Rohit's comments come two weeks before Indian selectors will finalise and submit the provisional 15-man squad for the T20 World Cup which will be played in the Caribbean and the USA from June 1. Among the most significant selections questions confronting India's team management is if they should include the likes of Dube as one of the allrounders in the squad.

The challenge, though, for the Indian selection panel, led by former India fast bowler Ajit Agarkar, is Dube has not regularly bowled even in domestic cricket recently and has not yet bowled in IPL 2024, where he plays for defending champions Chennai Super Kings. Dube emerged as a contender for the allrounder position after producing striking performances in the three-match T20I series against Afghanistan in January, when he also bowled seven overs. As for Washington, who is primarily an offspinner but can also bat in multiple positions, he has just played a single game for Sunrisers Hyderabad this season.

India have primarily looked at the trio of Ravindra Jadeja, Hardik Pandya and Axar Patel as allrounders who can also provide batting depth, but the fitness and form of the last two has been a talking point.

Even in 2023, while he said he "liked" the Impact Player Rule, Rohit had said he was skeptical about how it would affect the role of allrounders. "I don't know whether it will impact an allrounder," Rohit had said last season at Mumbai's season-opening press conference, when he was the captain. "An allrounder will always be an allrounder. No matter what stage of the game, it will give you an option of bowling him any time, making him bat anytime. So allrounder will remain allrounder. Yes, with that 12th player, you can always fill that gap of having that balance of having a fifth or probably sixth bowler or an extra batter."

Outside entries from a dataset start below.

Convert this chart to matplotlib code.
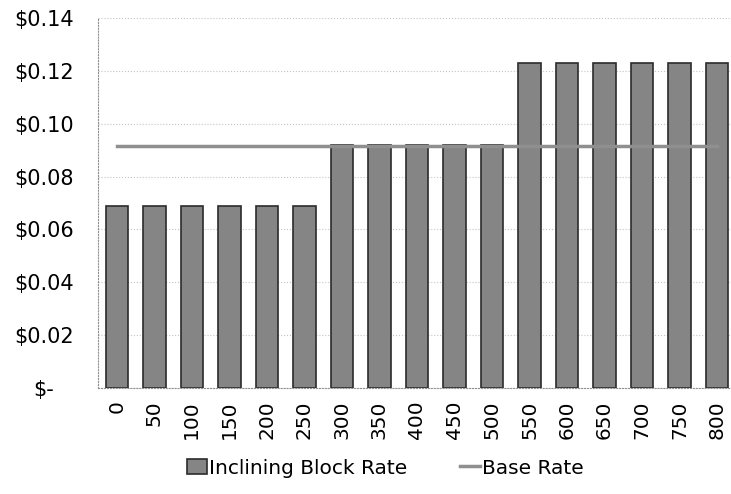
import numpy as np
import matplotlib.pyplot as plt
from matplotlib.ticker import FixedLocator

usage = ['0', '50', '100', '150', '200', '250', '300', '350', '400', '450',
         '500', '550', '600', '650', '700', '750', '800']
block_rate = [0.069, 0.069, 0.069, 0.069, 0.069, 0.069,
              0.092, 0.092, 0.092, 0.092, 0.092,
              0.123, 0.123, 0.123, 0.123, 0.123, 0.123]
base_rate = [0.0915] * 17
yticks = [0.0, 0.02, 0.04, 0.06, 0.08, 0.10, 0.12, 0.14]
ylabels = ['$-', '$0.02', '$0.04', '$0.06', '$0.08', '$0.10', '$0.12', '$0.14']

plt.rcParams['font.family'] = 'DejaVu Sans'
fig = plt.figure(figsize=(7.31, 4.94), dpi=100)
ax = fig.add_axes([98/731, 1 - 388/494, (731 - 98)/731, 370/494])

x = np.arange(len(usage))
bars = ax.bar(x, block_rate, width=0.6, color='#858585', edgecolor='#2b2b2b',
              linewidth=1.2, label='Inclining Block Rate', zorder=2)
line, = ax.plot(x, base_rate, color='#8f8f8f', linewidth=2.5,
                label='Base Rate', zorder=3)

ax.set_xlim(-0.5, 16.37)
ax.set_ylim(0, 0.14)
ax.yaxis.set_major_locator(FixedLocator(yticks))
ax.set_yticklabels(ylabels, fontsize=15, ha='center')
ax.tick_params(axis='y', length=0, pad=39)
ax.set_xticks(x)
ax.set_xticklabels(usage, rotation=90, fontsize=14.5)
ax.tick_params(axis='x', length=0, pad=9)

ax.grid(axis='y', linestyle=':', color='#c4c4c4', linewidth=0.8, zorder=0)
for s in ['top', 'right']:
    ax.spines[s].set_visible(False)
for s in ['left', 'bottom']:
    ax.spines[s].set_linestyle(':')
    ax.spines[s].set_color('#909090')

fig.legend([bars, line], ['Inclining Block Rate', 'Base Rate'],
           loc='center', bbox_to_anchor=(0.527, 1 - 468/494), ncol=2,
           frameon=False, fontsize=14.5, handlelength=1.0, handleheight=0.8,
           handletextpad=0.1, columnspacing=2.6)

fig.savefig('out.png', dpi=100)
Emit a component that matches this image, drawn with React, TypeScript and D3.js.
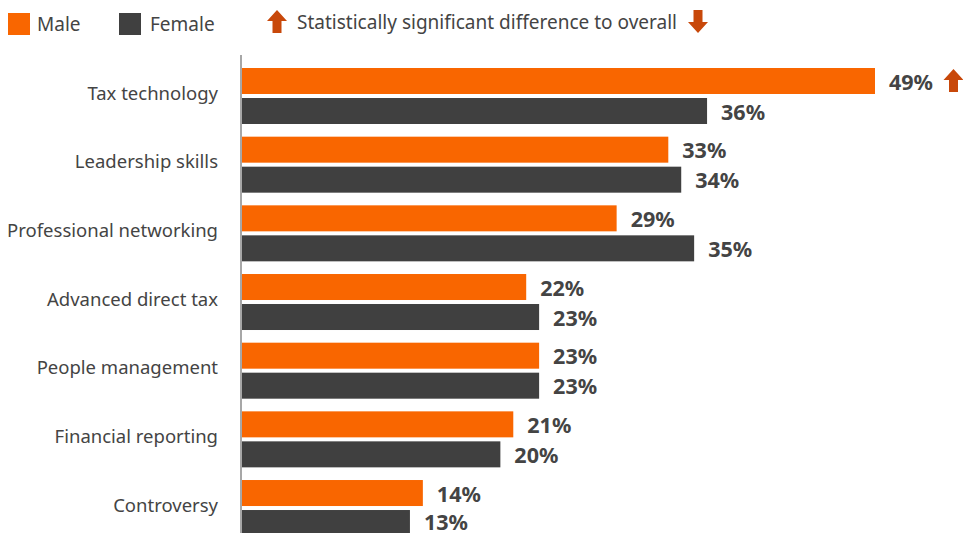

While he is critical of the Impact Player rule now, Rohit said he had no solution to offer to IPL. "I don't know what you can do about it, but I'm not a fan of it honestly speaking," he said. "Because there's obviously 12 players for you to select from and whoever that impact player is, you can see how the game is going and change it later depending on what you need, what pitch is behaving. If you bat well, if you don't lose wickets, you can add another bowler so it gives you an option of having six or seven bowlers. You don't need that extra batter because a lot of the teams actually upfront are batting well, and then you hardly see Nos. 7 or 8 coming to bat."